» **WRITTEN INSTRUCTION**
Pull out from the material below all lines with "chart".

— start —

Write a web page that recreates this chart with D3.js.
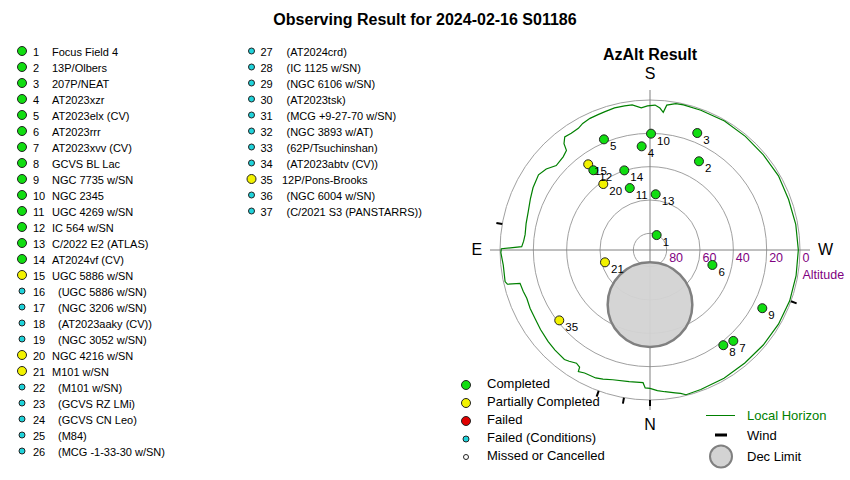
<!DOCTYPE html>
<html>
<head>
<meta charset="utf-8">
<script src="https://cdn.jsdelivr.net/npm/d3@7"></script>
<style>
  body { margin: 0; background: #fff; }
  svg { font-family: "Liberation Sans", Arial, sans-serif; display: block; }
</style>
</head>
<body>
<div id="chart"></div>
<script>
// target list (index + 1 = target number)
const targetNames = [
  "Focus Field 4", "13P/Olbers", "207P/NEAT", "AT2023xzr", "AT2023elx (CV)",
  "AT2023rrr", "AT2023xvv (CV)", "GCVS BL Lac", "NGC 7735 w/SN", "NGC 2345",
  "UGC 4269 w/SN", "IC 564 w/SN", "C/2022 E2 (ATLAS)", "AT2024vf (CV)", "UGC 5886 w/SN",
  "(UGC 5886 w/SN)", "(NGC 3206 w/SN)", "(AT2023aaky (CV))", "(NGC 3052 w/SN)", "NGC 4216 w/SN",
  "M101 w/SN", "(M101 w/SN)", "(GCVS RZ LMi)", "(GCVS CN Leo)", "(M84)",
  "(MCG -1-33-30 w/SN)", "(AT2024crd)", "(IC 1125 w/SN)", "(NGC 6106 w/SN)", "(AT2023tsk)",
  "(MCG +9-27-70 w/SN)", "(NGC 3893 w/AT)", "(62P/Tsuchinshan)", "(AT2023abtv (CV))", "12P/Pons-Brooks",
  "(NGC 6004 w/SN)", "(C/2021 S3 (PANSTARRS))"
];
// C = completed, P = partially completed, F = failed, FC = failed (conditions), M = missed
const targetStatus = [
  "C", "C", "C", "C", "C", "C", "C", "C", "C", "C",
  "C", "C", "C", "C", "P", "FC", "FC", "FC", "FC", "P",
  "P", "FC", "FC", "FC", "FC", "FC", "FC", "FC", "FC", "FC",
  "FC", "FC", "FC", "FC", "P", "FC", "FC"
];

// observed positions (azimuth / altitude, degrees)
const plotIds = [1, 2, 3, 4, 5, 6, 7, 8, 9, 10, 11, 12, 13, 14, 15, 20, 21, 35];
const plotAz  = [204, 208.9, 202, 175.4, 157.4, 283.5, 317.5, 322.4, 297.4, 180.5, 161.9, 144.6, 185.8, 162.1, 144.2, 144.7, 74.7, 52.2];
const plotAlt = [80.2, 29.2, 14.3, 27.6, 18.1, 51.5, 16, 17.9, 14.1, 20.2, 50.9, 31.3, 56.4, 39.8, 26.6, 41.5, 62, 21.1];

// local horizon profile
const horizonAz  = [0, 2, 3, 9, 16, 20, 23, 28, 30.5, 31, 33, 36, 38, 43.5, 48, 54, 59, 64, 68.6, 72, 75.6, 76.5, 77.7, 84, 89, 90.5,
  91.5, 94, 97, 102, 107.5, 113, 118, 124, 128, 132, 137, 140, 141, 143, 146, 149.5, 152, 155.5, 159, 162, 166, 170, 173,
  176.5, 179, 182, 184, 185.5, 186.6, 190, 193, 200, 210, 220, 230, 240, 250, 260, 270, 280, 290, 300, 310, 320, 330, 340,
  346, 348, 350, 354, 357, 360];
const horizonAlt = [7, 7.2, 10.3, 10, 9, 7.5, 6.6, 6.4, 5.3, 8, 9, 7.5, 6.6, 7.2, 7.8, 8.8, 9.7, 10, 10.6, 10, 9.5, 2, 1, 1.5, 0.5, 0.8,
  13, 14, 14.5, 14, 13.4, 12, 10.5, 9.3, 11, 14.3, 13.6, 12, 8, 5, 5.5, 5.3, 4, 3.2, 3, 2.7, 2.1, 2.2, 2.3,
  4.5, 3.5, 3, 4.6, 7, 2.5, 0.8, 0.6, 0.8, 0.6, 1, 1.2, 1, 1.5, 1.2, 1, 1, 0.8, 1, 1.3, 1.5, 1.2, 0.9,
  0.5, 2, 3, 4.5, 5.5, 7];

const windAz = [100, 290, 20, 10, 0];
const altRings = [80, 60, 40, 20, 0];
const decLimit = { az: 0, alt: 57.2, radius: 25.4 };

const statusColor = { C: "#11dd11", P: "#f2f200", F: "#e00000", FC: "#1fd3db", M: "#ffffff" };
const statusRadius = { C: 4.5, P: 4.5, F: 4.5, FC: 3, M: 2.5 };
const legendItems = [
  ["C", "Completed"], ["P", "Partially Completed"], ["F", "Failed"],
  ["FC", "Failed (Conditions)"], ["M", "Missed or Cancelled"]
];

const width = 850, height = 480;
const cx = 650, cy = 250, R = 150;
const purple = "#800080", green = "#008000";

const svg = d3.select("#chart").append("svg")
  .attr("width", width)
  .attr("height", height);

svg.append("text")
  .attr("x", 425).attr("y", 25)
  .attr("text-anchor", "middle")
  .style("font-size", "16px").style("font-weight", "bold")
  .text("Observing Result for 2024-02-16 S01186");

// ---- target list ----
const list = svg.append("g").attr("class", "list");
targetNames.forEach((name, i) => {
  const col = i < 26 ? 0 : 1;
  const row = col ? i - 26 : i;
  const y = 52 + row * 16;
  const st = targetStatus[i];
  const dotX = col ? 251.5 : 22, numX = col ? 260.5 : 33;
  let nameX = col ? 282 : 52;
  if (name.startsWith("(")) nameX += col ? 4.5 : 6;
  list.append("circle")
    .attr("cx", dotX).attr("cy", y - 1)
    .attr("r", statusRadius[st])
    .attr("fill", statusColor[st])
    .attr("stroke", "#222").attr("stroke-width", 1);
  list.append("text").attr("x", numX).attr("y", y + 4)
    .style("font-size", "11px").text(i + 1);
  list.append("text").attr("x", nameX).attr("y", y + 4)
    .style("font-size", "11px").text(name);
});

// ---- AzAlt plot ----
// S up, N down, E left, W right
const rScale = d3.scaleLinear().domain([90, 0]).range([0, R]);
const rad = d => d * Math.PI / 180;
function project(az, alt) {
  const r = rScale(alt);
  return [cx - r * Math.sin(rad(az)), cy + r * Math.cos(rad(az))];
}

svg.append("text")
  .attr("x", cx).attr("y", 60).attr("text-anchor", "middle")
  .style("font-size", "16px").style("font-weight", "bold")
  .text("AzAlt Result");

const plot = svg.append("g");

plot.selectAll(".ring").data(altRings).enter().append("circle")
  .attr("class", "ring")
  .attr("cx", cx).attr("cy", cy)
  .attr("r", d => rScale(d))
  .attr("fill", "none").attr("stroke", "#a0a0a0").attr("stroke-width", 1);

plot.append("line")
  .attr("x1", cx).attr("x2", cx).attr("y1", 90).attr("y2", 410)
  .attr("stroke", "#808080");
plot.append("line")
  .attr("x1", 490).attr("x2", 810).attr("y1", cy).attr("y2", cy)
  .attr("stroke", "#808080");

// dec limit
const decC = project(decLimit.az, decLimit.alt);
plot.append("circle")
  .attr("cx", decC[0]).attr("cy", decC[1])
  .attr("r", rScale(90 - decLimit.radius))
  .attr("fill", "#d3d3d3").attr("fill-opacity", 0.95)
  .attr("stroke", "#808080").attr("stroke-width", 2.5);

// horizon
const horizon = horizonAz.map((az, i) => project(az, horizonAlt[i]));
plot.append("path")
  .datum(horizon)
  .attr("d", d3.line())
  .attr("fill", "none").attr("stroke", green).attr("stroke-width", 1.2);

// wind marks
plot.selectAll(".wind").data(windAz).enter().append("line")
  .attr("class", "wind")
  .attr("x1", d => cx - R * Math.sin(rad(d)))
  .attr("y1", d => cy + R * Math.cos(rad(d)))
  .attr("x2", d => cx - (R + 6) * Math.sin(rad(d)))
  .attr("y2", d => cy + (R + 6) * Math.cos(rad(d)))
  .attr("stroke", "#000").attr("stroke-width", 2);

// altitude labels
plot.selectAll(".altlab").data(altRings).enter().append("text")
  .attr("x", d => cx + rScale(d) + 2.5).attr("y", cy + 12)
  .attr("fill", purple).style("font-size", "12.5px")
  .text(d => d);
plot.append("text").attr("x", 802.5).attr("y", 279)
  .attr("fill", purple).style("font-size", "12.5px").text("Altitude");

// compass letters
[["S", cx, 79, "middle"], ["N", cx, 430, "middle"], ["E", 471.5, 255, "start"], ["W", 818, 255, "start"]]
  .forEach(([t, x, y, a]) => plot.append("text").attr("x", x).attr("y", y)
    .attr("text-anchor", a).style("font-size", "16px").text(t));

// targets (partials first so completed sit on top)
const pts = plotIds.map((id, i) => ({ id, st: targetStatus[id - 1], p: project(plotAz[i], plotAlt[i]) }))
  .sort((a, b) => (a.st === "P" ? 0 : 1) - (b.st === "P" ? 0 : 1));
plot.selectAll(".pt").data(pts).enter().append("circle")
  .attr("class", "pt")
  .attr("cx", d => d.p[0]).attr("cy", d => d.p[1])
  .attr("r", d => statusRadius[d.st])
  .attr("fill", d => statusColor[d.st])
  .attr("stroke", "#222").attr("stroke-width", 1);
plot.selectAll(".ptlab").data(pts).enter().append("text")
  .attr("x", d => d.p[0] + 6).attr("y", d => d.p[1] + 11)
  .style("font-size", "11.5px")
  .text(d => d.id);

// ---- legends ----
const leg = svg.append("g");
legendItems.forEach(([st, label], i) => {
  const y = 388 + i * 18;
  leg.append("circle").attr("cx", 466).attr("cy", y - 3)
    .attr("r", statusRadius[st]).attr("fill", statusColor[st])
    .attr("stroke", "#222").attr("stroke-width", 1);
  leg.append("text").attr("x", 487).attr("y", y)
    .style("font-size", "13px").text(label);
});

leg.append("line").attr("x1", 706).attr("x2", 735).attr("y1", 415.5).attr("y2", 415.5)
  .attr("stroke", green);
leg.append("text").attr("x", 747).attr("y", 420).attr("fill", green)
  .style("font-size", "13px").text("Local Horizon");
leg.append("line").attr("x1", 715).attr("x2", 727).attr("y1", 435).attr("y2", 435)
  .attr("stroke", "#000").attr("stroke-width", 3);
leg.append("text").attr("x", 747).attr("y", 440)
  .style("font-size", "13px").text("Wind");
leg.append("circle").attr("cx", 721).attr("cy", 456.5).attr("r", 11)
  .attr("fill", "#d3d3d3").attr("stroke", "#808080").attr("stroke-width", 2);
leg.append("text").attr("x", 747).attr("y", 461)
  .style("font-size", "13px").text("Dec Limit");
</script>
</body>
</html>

— end —

» **COMPLETE ANSWER**
Write a web page that recreates this chart with D3.js.
<div id="chart"></div>
const svg = d3.select("#chart").append("svg")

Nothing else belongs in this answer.